ROANOKE TIMES

                         Roanoke Times
                 Copyright (c) 1995, Landmark Communications, Inc.

DATE: SATURDAY, February 6, 1993                   TAG: 9302060241
SECTION: EXTRA                    PAGE: 6   EDITION: METRO 
SOURCE: N.Y. Times News Service
DATELINE: PLAINFIELD, N.J.                                LENGTH: Medium


WOMEN FIND RELIEF, GROWTH MAKING NOISE

When she first laid a hand on an African drum at a music festival three years ago, Penny Gnesin set off, with a gentle thud, on a complex journey through rhythm and consciousness.

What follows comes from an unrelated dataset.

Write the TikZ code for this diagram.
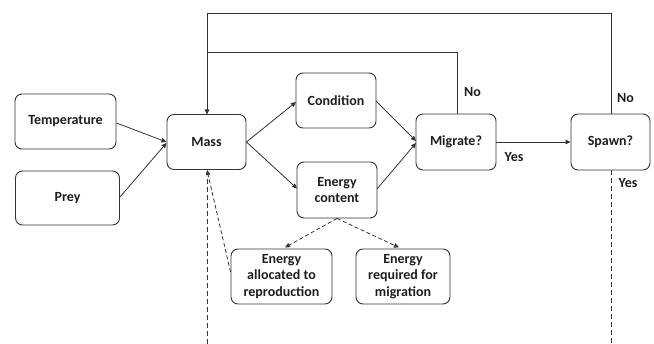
\documentclass[tikz,border=0pt]{standalone}
\usepackage{fontspec}
\setmainfont{Carlito}
\usetikzlibrary{arrows.meta,calc}
\definecolor{ln}{HTML}{333333}
\definecolor{tx}{HTML}{1E1E1E}
\begin{document}
\begin{tikzpicture}[x=1pt,y=-1pt,
  box/.style={draw=ln,line width=0.9pt,rounded corners=7pt,align=center,
    font=\fontsize{14}{16.5}\selectfont\bfseries,text=tx,inner sep=0pt},
  conn/.style={draw=ln,line width=0.8pt,-{Triangle[length=5pt,width=4.5pt]}},
  plain/.style={draw=ln,line width=0.8pt},
  dconn/.style={conn,dash pattern=on 4pt off 2.5pt},
  vdash/.style={plain,dash pattern=on 5pt off 3pt},
  lbl/.style={font=\fontsize{14}{16}\selectfont\bfseries,text=tx,inner sep=0pt}]
\useasboundingbox (0,0) rectangle (654,344);
\node[box,minimum width=101pt,minimum height=55pt] (temp) at (65.5,121.5) {Temperature};
\node[box,minimum width=104pt,minimum height=54pt] (prey) at (67.5,198) {Prey};
\node[box,minimum width=79pt,minimum height=55pt] (mass) at (206.5,142) {Mass};
\node[box,minimum width=80pt,minimum height=55pt] (cond) at (336,100.5) {Condition};
\node[box,minimum width=80pt,minimum height=56pt] (enc) at (337,190) {Energy\\content};
\node[box,minimum width=80pt,minimum height=56pt] (mig) at (456,142) {Migrate?};
\node[box,minimum width=79pt,minimum height=56pt] (spawn) at (610.5,142) {Spawn?};
\node[box,minimum width=101pt,minimum height=55pt] (ea) at (281.5,276.5) {Energy\\allocated to\\reproduction};
\node[box,minimum width=94pt,minimum height=55pt] (er) at (403,276.5) {Energy\\required for\\migration};
\coordinate (c1) at (611,13);
\coordinate (c2) at (207,13);
\coordinate (c3) at (457,52);
\coordinate (c4) at (207,52);
\coordinate (b1) at (207,344);
\coordinate (b2) at (611,344);
\coordinate (ms) at (207,170);
\coordinate (mn) at (207,114.5);
% solid arrows
\draw[conn] (temp.east) ++(0,1.5) -- (166.5,142);
\draw[conn] (120,197) -- (166.5,143);
\draw[conn] (mass.east) -- (296,102);
\draw[conn] (mass.east) -- (297,188.5);
\draw[conn] (376,101) -- (416,141);
\draw[conn] (377,189) -- (416,143);
\draw[conn] (mig.east) -- (spawn.west);
% feedback loops
\draw[plain] (mig.north -| c3) -- (c3) -- (c4);
\draw[conn] (spawn.north -| c1) -- (c1) -- (c2) -- (mn);
% dashed
\draw[dconn] (enc.south) -- (285,247.5);
\draw[dconn] (enc.south) -- (399,247.5);
\draw[dconn] ($(ea.west)+(0,-4.5)$) -- (ms);
\draw[vdash] (b1) -- (207,176);
\draw[vdash] (spawn.south -| b2) -- (b2);
% labels
\node[lbl] (no1) at (472.5,92) {No};
\node[lbl] (no2) at (625.5,98) {No};
\node[lbl] (yes1) at (514,157) {Yes};
\node[lbl] (yes2) at (628,183) {Yes};
\end{tikzpicture}
\end{document}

It has taken her far from the rat-a-tat cadences of high school marching bands into the growing ranks of women discovering drumming as a means of spiritual transformation, stress relief and personal growth.

Whether it comes through the meditation of a long drumming session or from the plain exhilaration of making noise, Gnesin and other women, including the members of a drumming circle that she formed here, say they have tapped into something with an uncanny ability to transform.

"Our culture does not allow women to make noise," said Gnesin, a 32-year-old free-lance musician. "You remember when you were a kid and when mom and dad weren't looking, you'd jump on the bed? Drumming is like doing something we're not supposed to do, and it feels great."

Gnesin's drumming circle, which meets twice monthly at the First Unitarian Society in Plainfield, is one of many such groups sounding off across the country at colleges, women's retreats, health fairs and craft shows.

"Something is happening out there," said Layne Redmond, a Manhattan-based drumming instructor and recording artist who has led workshops at such varied places as the Sam Ash Music Institute in Edison, at a retreat for nuns in upstate New York, and at the Esalen Institute, a personal growth center in Big Sur, Calif.

Women say that what is drawing them to drumming is quite different from the resurgence of interest in drumming among men, an outgrowth of theories about masculinity popularized by Robert Bly, author of the book "Iron John."

Bly talks of the "wildman" - a primal, spontaneous being within every man that has been suppressed by the industrial and corporate culture and can be resurrected in a variety of ways, including drumming.

Women often first come to drumming because they are interested in multiculturalism and music, Gnesin said.

Gnesin, a pianist and choral instructor, said, for example, that she was attracted to the African and Latin rhythms because they were a looser and freer form of expression than the more melodic and structured music in which she had been formally trained. Now her drumming has become a tool for personal growth.

"Many of us are afraid," she said. "We somehow believe our own rhythms in drumming or dancing are not good enough. Drumming is about reclaiming and recapturing the feminine divine."

"Women don't even know this is their heritage to reclaim," said Redmond.

More likely, she said, the opposite is true: Tradition is being created. "We truly have no meaningful ritual right now," she said. "People have a need to create their own."

Noting that many of her students are older women, she said: "Women are determined not to end their lives as their mothers have. They're often alone and looking for something meaningful for the company of other women."